Amazon has both driven and dominated the trend towards online shopping that is in large part being held responsible for the demise of the once vibrant UK high streets. Bricks and mortar shops have struggled to compete with the convenience, low prices and huge range of products available via Amazon and other online retailers. 

Those that haven’t managed to successfully build their own online offerings to compliment physical stores, or are managing to eke out a viable business in some other creative way, are disappearing. And they are leaving the retail units they once occupied abandoned and empty the length and breadth of the country.

Against that backdrop, news that Amazon is now itself starting to snap up those units at rock-bottom prices, might understandably be interpreted as kicking someone who’s already down by vanquished retailers. And that’s exactly what’s now happening with news that the technology and ecommerce giant is set to open an initial 10 ‘pop up’ stores under its ‘Clicks and Mortar’ brand.

The move is part of a one-year pilot that Amazon is rolling out with the support of UK small business support organisation Enterprise Nation. The U.S. tech giant says the stores, which will also host Amazon lockers that local consumers can use to pick up online orders they have made, will offer bricks and mortar exposure for the products of 100 small British online businesses.
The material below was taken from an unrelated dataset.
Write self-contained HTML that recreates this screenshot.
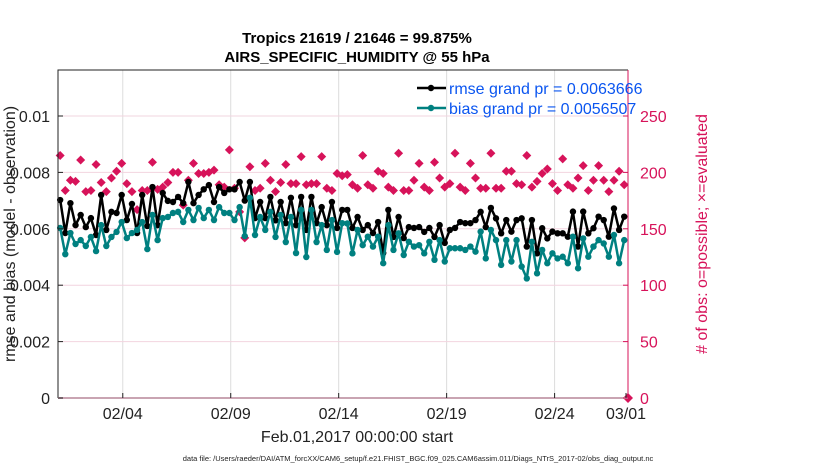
<!DOCTYPE html>
<html><head><meta charset="utf-8"><style>
body{margin:0;background:#fff;}
svg text{font-family:"Liberation Sans",sans-serif;}
</style></head><body>
<svg id="chart" width="830" height="470" xmlns="http://www.w3.org/2000/svg">
<rect width="830" height="470" fill="#fff"/>
<g id="grid"></g>
<g id="series"></g>
<g id="axes"></g>
</svg>
<script>
const rmseValues=[0.00702,0.00585,0.00691,0.00613,0.00649,0.00606,0.00638,0.00578,0.0072,0.00596,0.0066,0.00656,0.0072,0.00631,0.00688,0.00585,0.0072,0.0061,0.00748,0.00613,0.00727,0.00699,0.00695,0.00713,0.00691,0.00766,0.00691,0.0072,
0.0074,0.00755,0.00695,0.00748,0.00727,0.0074,0.0074,0.00766,0.007,0.00766,0.00638,0.00695,0.00638,0.00713,0.0063,0.00695,0.0062,0.0071,0.00613,0.00713,0.00596,0.00713,0.0062,0.00677,0.00613,0.00695,0.00603,0.00667,
0.00667,0.00603,0.00642,0.00596,0.00613,0.00585,0.00624,0.00514,0.00667,0.00571,0.00642,0.00567,0.00606,0.00603,0.00606,0.00589,0.00603,0.00571,0.00613,0.0055,0.00596,0.00603,0.00624,0.0062,0.0062,0.00631,0.0066,0.00606,0.00674,
0.00637,0.00584,0.00631,0.0059,0.00631,0.00637,0.00537,0.00631,0.00513,0.00602,0.00566,0.0059,0.00584,0.00584,0.00572,0.00661,0.00537,0.00661,0.00584,0.00602,0.00643,0.00631,0.00572,0.00672,0.00596,0.00643];
const biasValues=[0.00603,0.0051,0.00585,0.00546,0.0056,0.00539,0.00571,0.00521,0.00613,0.00539,0.00571,0.00589,0.00624,0.00567,0.00585,0.00596,0.00624,0.00528,0.00649,0.0056,0.00638,0.00642,0.00656,0.0066,0.00624,0.00667,0.00631,0.00674,
0.00638,0.00667,0.00631,0.00677,0.00656,0.00656,0.00631,0.00677,0.00574,0.0071,0.00578,0.00642,0.00596,0.0066,0.00571,0.00649,0.00553,0.00642,0.00514,0.00667,0.005,0.00667,0.00553,0.00613,0.00525,0.00631,0.00518,0.0062,
0.00619,0.00513,0.00596,0.00542,0.00572,0.00537,0.00572,0.00478,0.00613,0.00525,0.00584,0.00507,0.00554,0.00537,0.00542,0.00513,0.00554,0.0049,0.0056,0.00484,0.00531,0.00531,0.00531,0.00525,0.00537,0.00519,0.0059,0.00495,0.00596,
0.0056,0.00472,0.0056,0.00484,0.0056,0.00466,0.00424,0.00554,0.00442,0.00525,0.00478,0.00513,0.00495,0.00501,0.00478,0.00572,0.0046,0.00566,0.00501,0.00537,0.0056,0.00548,0.00501,0.00578,0.00478,0.0056];
const obsCounts=[215,184,193,192,211,183,184,207,191,183,195,201,208,190,183,167,184,184,209,185,187,191,200,200,171,193,208,199,
199,200,202,189,187,220,186,165,142,205,184,186,208,193,183,191,207,190,190,214,189,190,190,214,186,184,199,197,
198,189,186,215,189,186,201,199,187,184,217,184,184,193,208,187,184,209,195,187,190,217,187,184,208,195,186,186,217,
186,186,201,201,190,189,215,187,192,199,203,190,184,212,189,186,195,206,184,193,206,193,183,193,201,189];
const tickDays=[3,8,13,18,23,26.4];
const tickLabels=["02/04","02/09","02/14","02/19","02/24","03/01"];
const leftTicks=[0,0.002,0.004,0.006,0.008,0.01];
const leftTickLabels=["0","0.002","0.004","0.006","0.008","0.01"];
const rightTicks=[0,50,100,150,200,250];
const X0=58,X1=628,Y0=398,YT=70;
const dayMax=26.4;
const x=d=>X0+(d/dayMax)*(X1-X0);
const yL=v=>Y0-v/0.01*282;
const yR=c=>Y0-c/250*282;
const dayOf=i=>0.1+i*0.2375;
const NS="http://www.w3.org/2000/svg";
function mk(parent,tag,attrs,text){const e=document.createElementNS(NS,tag);for(const k in attrs)e.setAttribute(k,attrs[k]);if(text!==undefined)e.textContent=text;document.getElementById(parent).appendChild(e);return e;}
// grid
tickDays.slice(0,5).forEach((d,i)=>{const l=mk('grid','line',{x1:x(d),x2:x(d),y1:YT,y2:Y0,stroke:'#dcdcdc','stroke-width':1});

});
rightTicks.forEach(c=>{if(c===0)return;const l=mk('grid','line',{x1:X0,x2:X1,y1:yR(c),y2:yR(c),stroke:'#f2d4df','stroke-width':1});

});
// counts
obsCounts.forEach((c,i)=>{const cx=x(dayOf(i)),cy=yR(c);const p=mk('series','path',{d:`M${cx} ${cy-4.5}L${cx+4.5} ${cy}L${cx} ${cy+4.5}L${cx-4.5} ${cy}Z`,fill:'#d7135a'});

});
function line(vals,color,name){const pts=vals.map((v,i)=>`${x(dayOf(i)).toFixed(1)},${yL(v).toFixed(1)}`).join(' ');
const pl=mk('series','polyline',{points:pts,fill:'none',stroke:color,'stroke-width':2.5,'stroke-linejoin':'round'});


vals.forEach((v,i)=>{const c=mk('series','circle',{cx:x(dayOf(i)),cy:yL(v),r:3.2,fill:color});

});}
line(rmseValues,'#000','rmse');
line(biasValues,'#008080','bias');
// zero marker
const zm=mk('series','path',{d:`M${X1} ${Y0-5}L${X1+5} ${Y0}L${X1} ${Y0+5}L${X1-5} ${Y0}Z`,fill:'#d7135a'});


// axes
const ab=mk('axes','path',{d:`M${X0} ${Y0}V${YT}H${X1}`,fill:'none',stroke:'#222','stroke-width':1});


const bx=mk('axes','line',{x1:X0,x2:X1,y1:Y0,y2:Y0,stroke:'#c9a4b2','stroke-width':2});


const ry=mk('axes','line',{x1:X1,x2:X1,y1:YT,y2:Y0,stroke:'#d7135a','stroke-width':1});


leftTicks.forEach((v,i)=>{const t=mk('axes','text',{x:X0-8,y:yL(v)+6,'text-anchor':'end','font-size':16,fill:'#222'},leftTickLabels[i]);


const tk=mk('axes','line',{x1:X0,x2:X0+5,y1:yL(v),y2:yL(v),stroke:'#222'});

});
rightTicks.forEach(c=>{const t=mk('axes','text',{x:X1+12,y:yR(c)+6,'font-size':16,fill:'#d7135a'},String(c));


const tk=mk('axes','line',{x1:X1-5,x2:X1,y1:yR(c),y2:yR(c),stroke:'#d7135a'});

});
tickDays.forEach((d,i)=>{const xx=i===5?X1-2:x(d);const t=mk('axes','text',{x:xx,y:419,'text-anchor':'middle','font-size':16,fill:'#222'},tickLabels[i]);


const tk=mk('axes','line',{x1:xx,x2:xx,y1:Y0,y2:Y0-5,stroke:'#222'});

});
</script>
<svg style="position:absolute;left:0;top:0" width="830" height="470" xmlns="http://www.w3.org/2000/svg">
<text x="357" y="43" text-anchor="middle" font-size="15" font-weight="bold" fill="#000">Tropics 21619 / 21646 = 99.875%</text>
<text x="357" y="62" text-anchor="middle" font-size="15" font-weight="bold" fill="#000">AIRS_SPECIFIC_HUMIDITY @ 55 hPa</text>
<text transform="translate(15,234) rotate(-90)" text-anchor="middle" font-size="16" fill="#222">rmse and bias (model - observation)</text>
<text transform="translate(707,234) rotate(-90)" text-anchor="middle" font-size="16" fill="#d7135a"># of obs: o=possible; ×=evaluated</text>
<text x="357" y="442" text-anchor="middle" font-size="16" fill="#222">Feb.01,2017 00:00:00 start</text>
<text x="418" y="461" text-anchor="middle" font-size="7.5" fill="#222">data file: /Users/raeder/DAI/ATM_forcXX/CAM6_setup/f.e21.FHIST_BGC.f09_025.CAM6assim.011/Diags_NTrS_2017-02/obs_diag_output.nc</text>
<g>
<line x1="417" y1="88" x2="446" y2="88" stroke="#000" stroke-width="2.5"/><circle cx="431" cy="88" r="3.2" fill="#000"/>
<text x="449" y="94" font-size="16" fill="#0a55f0">rmse grand pr = 0.0063666</text>
<line x1="417" y1="108" x2="446" y2="108" stroke="#008080" stroke-width="2.5"/><circle cx="431" cy="108" r="3.2" fill="#008080"/>
<text x="449" y="114" font-size="16" fill="#0a55f0">bias grand pr = 0.0056507</text>
</g>
</svg>
</body></html>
Reaction to the news can be expected to represent mixed feelings. On the one hand, it can be interpreted as a great way for local ecommerce start-ups to better present their products to potential buyers. On the other, Amazon’s stores will be occupying cheap high street space abandoned by previous tenants the goliath’s own ‘winner-takes-all’ domination of the retail market quite possibly did for. Or whose demise it at least contributed to among other factors.

Traditional high street brands such as Debenhams, Mothercare, Poundworld and Maplin have all gone into administration over the past couple of years. Philip Green’s 570 stores across his group’s Topshop, Miss Selfridge and Burton brands are desperately trying to stave off collapse and Boots is expected to close up to 200 locations over the next couple of years. Last month The British Retail Consortium published data showing 10% of bricks and mortar retail units are currently sitting empty.

Amazon will argue that these retail chains failed to change with the times and become more efficient. And that they themselves were large corporates while it is providing a platform which enables small, independent businesses to flourish. There is of course some merit to both sides of the argument, though Amazon’s position is undermined by the low level of taxes it contributes to the UK government’s coffers. The Guardian reports that this year Amazon paid business rates of just £63.4 million – almost £40m less than Next. That’s despite the fact its sales in the UK were more than double those of the British fast fashion retailer.